Attraction is about energy, not just appearance
Most men overestimate how much women are evaluating their face, clothes, or job title. Those things help, sure. But what usually stands out is whether you seem engaged with life or just waiting for life to happen to you.
Purpose changes your energy. A guy who trains for a marathon, builds a business, learns guitar, or volunteers every week tends to carry himself differently. He’s not performing confidence. He has direction. That makes him harder to ignore.
Example: two men walk into a date. One spends the whole conversation trying to sound impressive. The other talks about his new photography project because he’s genuinely obsessed with it. The second guy is usually more attractive, even if his life is less “impressive” on paper.
That’s because passion signals three things at once: discipline, emotional depth, and a life outside of dating. All three are attractive.
A woman wants to feel your life, not become your life
One of the biggest mistakes men make is treating dating like the center of their identity. That usually creates pressure, neediness, and weird overinvestment early on. It also makes you less interesting.
When you have purpose, you stop framing every date like a final exam. You’re still interested, but you’re not starving. That changes everything.
If your week has no shape besides work, scrolling, and texting women, your energy will show it. You’ll reply too fast, overexplain yourself, and feel crushed when a date doesn’t go well. But if your schedule includes things that matter to you, you naturally become more grounded.
Example: if you’re in the middle of training for a half-marathon, you’re less likely to spiral over a girl taking two hours to text back. You have a life. Your mind isn’t sitting by the window like a puppy waiting for the mailman.
The point isn’t to become mysterious or unavailable. It’s to become occupied with something real.
Pick a purpose you can actually live
“Find your purpose” sounds nice and useless. Most men don’t need a grand mission from a movie soundtrack. They need something concrete they can build around.
A good purpose is:
- specific enough to act on
- meaningful enough to keep your attention
- hard enough to require effort
That could be getting fit, mastering your trade, starting a side business, writing, learning a language, coaching kids, or becoming financially stable enough to buy a home. It does not need to be dramatic. It does need to be real.
If you’re not sure where to start, ask: what kind of man do I respect? Then build habits that move you in that direction.
Example: if you respect men who are physically capable and self-disciplined, start with lifting three times a week and walking daily. If you respect creative men, commit to writing 500 words a day or taking one photo walk per week. Purpose becomes attractive when it shows up in your calendar.
Don’t wait until you feel inspired. Start with a boring routine. Motivation is unreliable; structure is better.
Passion is attractive when it’s alive, not performative
There’s a difference between having passion and talking like you have passion. Women can spot fake intensity fast. If everything you “love” is just a way to sound interesting, it lands flat.
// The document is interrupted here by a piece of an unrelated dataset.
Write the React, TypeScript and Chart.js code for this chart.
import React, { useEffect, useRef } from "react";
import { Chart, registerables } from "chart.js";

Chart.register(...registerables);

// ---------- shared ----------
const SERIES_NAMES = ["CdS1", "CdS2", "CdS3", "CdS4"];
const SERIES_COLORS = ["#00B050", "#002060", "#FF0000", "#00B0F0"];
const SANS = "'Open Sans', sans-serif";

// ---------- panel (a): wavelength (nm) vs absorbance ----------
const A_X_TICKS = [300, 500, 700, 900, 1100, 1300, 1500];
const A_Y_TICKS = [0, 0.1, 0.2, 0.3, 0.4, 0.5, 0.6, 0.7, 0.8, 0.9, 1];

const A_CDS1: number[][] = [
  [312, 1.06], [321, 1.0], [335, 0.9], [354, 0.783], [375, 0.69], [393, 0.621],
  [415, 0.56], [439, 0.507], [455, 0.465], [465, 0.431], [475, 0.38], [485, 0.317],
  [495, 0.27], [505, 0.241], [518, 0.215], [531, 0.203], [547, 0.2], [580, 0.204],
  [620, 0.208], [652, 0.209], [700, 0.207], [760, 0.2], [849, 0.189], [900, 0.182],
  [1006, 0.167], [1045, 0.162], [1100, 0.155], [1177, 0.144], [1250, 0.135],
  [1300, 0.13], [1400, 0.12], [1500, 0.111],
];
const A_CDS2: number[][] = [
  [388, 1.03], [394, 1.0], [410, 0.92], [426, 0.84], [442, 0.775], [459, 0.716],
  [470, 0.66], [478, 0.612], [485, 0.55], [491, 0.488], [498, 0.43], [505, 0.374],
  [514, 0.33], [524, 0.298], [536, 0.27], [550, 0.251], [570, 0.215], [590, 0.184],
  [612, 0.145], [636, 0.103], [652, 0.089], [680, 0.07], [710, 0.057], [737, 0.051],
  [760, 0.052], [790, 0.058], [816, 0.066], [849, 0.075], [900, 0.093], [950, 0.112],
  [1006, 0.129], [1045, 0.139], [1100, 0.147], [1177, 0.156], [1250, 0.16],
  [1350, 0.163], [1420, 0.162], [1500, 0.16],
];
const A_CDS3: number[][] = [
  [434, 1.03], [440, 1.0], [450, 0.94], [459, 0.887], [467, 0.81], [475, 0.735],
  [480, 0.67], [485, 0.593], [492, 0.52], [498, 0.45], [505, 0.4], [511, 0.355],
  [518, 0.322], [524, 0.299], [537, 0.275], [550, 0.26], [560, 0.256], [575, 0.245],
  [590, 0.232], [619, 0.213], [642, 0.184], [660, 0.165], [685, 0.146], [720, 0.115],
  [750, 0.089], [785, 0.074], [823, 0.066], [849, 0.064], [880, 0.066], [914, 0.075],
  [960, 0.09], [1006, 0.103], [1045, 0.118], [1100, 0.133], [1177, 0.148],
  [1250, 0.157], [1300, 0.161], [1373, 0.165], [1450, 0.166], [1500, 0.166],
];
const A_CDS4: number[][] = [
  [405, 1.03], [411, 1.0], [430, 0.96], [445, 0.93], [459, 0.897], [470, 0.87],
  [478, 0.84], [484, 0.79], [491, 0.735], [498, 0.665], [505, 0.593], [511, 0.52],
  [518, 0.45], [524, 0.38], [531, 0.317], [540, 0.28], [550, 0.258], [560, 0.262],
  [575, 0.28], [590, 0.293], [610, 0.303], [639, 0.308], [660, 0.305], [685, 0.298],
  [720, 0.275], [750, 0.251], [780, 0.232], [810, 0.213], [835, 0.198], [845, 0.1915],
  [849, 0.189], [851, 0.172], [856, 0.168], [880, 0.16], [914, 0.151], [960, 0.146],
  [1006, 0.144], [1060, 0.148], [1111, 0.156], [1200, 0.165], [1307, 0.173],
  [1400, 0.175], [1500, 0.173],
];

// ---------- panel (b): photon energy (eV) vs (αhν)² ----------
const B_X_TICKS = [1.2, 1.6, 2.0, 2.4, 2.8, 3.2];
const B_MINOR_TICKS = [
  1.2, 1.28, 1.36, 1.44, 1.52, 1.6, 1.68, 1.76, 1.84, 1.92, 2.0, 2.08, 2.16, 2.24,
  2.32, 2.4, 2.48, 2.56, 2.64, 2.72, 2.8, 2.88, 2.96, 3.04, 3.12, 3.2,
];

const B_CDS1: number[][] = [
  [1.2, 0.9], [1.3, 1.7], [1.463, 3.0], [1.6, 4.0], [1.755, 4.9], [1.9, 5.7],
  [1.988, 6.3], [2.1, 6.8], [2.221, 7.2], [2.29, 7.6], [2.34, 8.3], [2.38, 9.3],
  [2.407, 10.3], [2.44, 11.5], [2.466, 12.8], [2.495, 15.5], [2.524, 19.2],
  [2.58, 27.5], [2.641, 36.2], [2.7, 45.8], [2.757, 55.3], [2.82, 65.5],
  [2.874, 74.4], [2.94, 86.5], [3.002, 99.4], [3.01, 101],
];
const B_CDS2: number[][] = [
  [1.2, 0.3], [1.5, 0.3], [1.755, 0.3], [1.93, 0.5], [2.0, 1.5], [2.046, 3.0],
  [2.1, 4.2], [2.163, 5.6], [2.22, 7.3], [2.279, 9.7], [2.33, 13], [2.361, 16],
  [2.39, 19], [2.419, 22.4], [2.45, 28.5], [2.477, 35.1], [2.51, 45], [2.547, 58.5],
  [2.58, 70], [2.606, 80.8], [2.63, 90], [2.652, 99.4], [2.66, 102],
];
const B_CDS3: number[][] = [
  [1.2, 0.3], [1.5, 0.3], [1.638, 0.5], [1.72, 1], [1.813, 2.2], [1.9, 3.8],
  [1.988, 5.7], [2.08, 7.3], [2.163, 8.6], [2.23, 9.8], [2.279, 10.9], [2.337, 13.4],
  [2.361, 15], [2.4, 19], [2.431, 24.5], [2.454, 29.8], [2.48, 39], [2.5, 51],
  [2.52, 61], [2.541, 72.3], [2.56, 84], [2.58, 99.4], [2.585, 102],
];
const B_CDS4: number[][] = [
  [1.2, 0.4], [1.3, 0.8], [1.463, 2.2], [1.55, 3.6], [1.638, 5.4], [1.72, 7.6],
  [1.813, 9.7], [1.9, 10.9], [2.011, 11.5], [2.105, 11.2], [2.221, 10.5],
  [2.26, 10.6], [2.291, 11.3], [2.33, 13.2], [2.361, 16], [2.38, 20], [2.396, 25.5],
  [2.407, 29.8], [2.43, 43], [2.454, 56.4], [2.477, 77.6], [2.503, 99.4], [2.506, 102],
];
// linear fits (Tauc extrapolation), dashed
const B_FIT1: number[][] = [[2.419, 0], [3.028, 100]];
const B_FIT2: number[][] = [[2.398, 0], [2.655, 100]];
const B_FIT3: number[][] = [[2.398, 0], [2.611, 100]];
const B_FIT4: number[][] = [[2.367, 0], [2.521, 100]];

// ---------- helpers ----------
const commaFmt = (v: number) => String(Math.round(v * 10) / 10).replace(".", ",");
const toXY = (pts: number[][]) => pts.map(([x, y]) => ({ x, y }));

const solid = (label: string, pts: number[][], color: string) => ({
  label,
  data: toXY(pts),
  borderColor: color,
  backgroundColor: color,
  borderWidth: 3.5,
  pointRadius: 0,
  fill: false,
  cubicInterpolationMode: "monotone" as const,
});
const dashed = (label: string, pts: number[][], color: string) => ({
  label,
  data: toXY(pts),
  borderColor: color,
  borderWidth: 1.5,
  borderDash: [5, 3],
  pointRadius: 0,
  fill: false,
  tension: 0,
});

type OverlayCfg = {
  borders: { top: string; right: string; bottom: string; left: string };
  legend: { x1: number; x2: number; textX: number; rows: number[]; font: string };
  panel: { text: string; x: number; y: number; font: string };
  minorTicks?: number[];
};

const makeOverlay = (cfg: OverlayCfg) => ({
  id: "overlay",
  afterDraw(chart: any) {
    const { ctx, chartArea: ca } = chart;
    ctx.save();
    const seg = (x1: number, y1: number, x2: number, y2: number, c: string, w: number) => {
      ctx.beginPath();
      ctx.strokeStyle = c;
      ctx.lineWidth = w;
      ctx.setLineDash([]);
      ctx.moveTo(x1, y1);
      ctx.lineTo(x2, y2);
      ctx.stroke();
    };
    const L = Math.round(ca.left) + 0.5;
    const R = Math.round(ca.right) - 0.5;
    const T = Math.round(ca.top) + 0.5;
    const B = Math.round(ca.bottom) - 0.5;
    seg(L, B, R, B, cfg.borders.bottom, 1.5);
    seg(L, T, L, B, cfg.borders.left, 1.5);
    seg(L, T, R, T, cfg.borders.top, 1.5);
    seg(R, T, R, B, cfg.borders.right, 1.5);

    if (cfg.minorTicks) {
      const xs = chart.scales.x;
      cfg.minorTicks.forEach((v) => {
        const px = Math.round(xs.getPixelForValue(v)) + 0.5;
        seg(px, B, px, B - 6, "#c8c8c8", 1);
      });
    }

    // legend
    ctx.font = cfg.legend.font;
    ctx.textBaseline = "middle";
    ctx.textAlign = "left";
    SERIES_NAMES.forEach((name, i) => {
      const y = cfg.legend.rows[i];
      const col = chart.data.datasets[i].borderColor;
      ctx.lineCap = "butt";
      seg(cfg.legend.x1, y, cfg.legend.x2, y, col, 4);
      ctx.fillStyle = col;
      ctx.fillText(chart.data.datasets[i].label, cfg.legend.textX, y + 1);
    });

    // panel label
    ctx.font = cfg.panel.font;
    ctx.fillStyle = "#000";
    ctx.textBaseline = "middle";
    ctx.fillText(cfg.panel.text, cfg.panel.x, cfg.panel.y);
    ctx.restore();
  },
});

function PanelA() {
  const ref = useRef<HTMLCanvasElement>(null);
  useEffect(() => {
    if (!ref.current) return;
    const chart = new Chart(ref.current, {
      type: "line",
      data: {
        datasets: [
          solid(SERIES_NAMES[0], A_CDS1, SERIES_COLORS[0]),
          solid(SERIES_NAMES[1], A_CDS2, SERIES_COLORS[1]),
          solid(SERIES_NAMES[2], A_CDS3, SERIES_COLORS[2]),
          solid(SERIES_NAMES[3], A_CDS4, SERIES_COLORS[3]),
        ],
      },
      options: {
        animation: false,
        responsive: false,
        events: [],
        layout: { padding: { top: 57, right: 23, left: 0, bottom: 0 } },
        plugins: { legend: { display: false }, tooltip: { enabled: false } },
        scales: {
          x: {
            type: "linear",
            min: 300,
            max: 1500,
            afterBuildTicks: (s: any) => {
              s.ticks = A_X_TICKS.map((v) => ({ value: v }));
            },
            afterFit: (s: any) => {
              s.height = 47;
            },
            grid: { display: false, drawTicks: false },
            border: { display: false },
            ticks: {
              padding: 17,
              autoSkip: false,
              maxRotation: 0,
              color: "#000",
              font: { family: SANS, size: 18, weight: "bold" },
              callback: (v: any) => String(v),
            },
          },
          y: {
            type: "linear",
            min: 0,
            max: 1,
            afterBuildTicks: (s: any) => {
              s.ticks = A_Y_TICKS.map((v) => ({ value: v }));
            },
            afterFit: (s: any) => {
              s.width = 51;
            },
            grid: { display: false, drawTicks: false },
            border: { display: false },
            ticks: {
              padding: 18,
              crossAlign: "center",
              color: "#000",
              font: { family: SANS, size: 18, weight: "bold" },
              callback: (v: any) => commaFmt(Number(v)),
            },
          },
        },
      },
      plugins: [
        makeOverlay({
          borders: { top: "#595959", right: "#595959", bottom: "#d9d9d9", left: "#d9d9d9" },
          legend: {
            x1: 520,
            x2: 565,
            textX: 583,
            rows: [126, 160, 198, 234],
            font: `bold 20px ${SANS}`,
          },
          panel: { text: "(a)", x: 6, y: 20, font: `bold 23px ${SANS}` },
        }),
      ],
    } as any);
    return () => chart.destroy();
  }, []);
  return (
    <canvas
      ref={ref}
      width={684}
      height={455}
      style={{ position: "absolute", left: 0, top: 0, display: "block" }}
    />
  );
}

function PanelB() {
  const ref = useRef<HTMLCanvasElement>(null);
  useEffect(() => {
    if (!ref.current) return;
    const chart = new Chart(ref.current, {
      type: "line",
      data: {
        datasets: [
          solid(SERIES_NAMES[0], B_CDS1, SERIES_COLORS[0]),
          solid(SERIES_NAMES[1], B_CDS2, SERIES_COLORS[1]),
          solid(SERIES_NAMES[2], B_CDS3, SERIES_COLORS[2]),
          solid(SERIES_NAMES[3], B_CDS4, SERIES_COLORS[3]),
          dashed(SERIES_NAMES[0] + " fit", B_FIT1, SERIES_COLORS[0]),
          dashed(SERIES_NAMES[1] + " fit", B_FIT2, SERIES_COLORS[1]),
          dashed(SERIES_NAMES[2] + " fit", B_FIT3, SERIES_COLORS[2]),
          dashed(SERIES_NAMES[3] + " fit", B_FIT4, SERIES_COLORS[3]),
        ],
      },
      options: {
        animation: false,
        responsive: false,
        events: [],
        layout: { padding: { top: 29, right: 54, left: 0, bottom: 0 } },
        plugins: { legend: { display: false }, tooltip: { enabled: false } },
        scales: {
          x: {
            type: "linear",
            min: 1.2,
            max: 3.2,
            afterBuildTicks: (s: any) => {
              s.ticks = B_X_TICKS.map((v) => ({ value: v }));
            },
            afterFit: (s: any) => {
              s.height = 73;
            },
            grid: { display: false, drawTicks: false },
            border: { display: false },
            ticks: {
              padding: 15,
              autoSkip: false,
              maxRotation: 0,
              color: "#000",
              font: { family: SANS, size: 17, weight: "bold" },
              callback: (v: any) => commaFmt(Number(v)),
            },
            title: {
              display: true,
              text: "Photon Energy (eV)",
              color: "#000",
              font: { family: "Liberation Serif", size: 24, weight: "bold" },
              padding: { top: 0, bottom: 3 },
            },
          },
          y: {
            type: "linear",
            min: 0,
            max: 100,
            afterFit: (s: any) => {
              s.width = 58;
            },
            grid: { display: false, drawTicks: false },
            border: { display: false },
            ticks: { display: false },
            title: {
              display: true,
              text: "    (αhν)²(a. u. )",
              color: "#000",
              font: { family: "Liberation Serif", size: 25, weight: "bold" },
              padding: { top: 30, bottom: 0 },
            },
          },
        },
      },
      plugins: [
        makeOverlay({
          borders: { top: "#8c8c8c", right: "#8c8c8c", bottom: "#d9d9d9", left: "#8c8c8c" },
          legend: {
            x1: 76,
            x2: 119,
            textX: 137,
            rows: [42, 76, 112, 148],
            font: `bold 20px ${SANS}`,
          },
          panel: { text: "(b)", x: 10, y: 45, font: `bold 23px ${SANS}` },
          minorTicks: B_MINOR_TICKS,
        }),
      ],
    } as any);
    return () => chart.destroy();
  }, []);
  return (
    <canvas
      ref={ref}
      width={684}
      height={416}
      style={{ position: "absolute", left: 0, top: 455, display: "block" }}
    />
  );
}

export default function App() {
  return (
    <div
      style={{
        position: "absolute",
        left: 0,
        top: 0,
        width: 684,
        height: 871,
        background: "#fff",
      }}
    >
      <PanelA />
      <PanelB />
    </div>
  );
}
Real passion usually looks a little ordinary from the outside. You’re reading after work, practicing, building, refining, showing up again and again. That consistency is what makes it attractive. It proves you care about something enough to keep going when nobody claps.
A guy who genuinely loves cooking can talk about the exact spice he finally learned to balance. A guy pretending to be passionate talks vaguely about “creating value” and “hustling.” One sounds alive. The other sounds like he swallowed a motivational poster.
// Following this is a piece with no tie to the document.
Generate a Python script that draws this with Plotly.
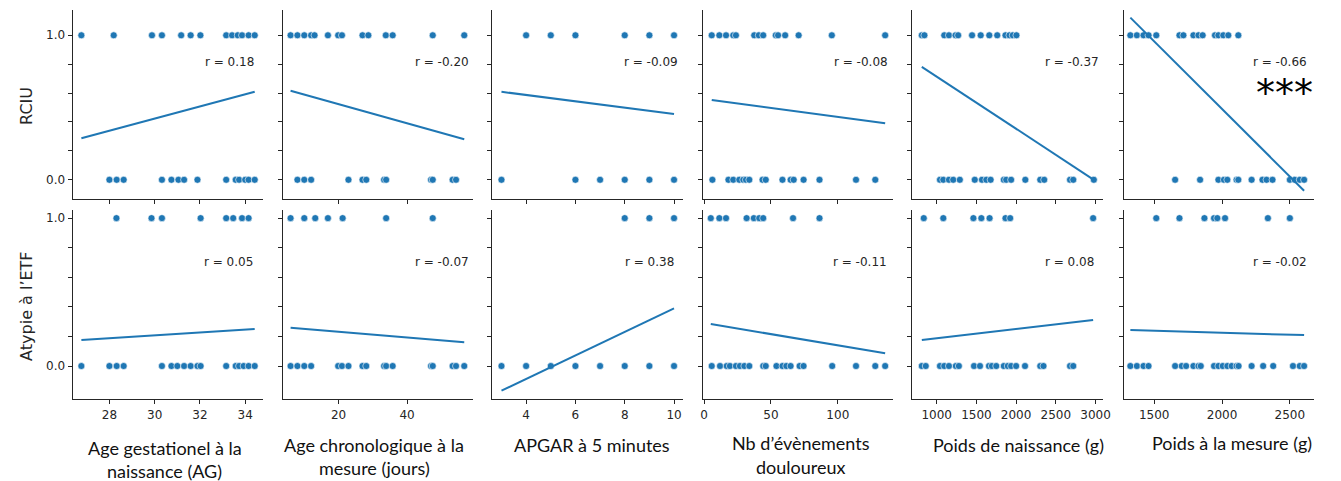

You don’t need to be obsessed with one thing forever. You just need to be deeply involved in something that matters to you. Passion is attractive because it gives you texture. It makes you easier to remember.
Use your purpose to improve the way you date
Passion and purpose don’t just make you more attractive in theory. They change how you behave on dates.
They help you:
- speak with more conviction
- ask better questions
- avoid overfocusing on outcome
- bring better stories into conversation
When your life is full, you have something to say that isn’t just recycled small talk. You can tell a date about the awkward mistake you made at work, the run you almost skipped, or the class you’re taking because you want to get better at something. That makes you more human and more compelling.
Example: instead of asking, “Do you like travel?” because you’re trying to find a script, you might say, “I’ve been planning a hiking trip for months because I needed something that felt harder than my normal routine.” That tells her who you are without trying too hard.
Purpose also keeps you from acting like every woman is a rare opportunity you must secure immediately. That mindset is a turnoff. A man with direction knows a good connection is a bonus, not the only thing holding his life together.
The real attraction is self-respect
At the deepest level, passion and purpose make you more attractive because they show self-respect. You’re not just trying to be chosen. You’re building a life you’d want even if nobody was watching.
That matters. People are drawn to men who are in motion, who care about something, who don’t need constant outside approval to feel okay. Not because those men are perfect, but because they feel solid.
And solid is attractive.
The most attractive men are usually not the loudest in the room. They’re the ones with a direction so clear you can feel it before they say a word.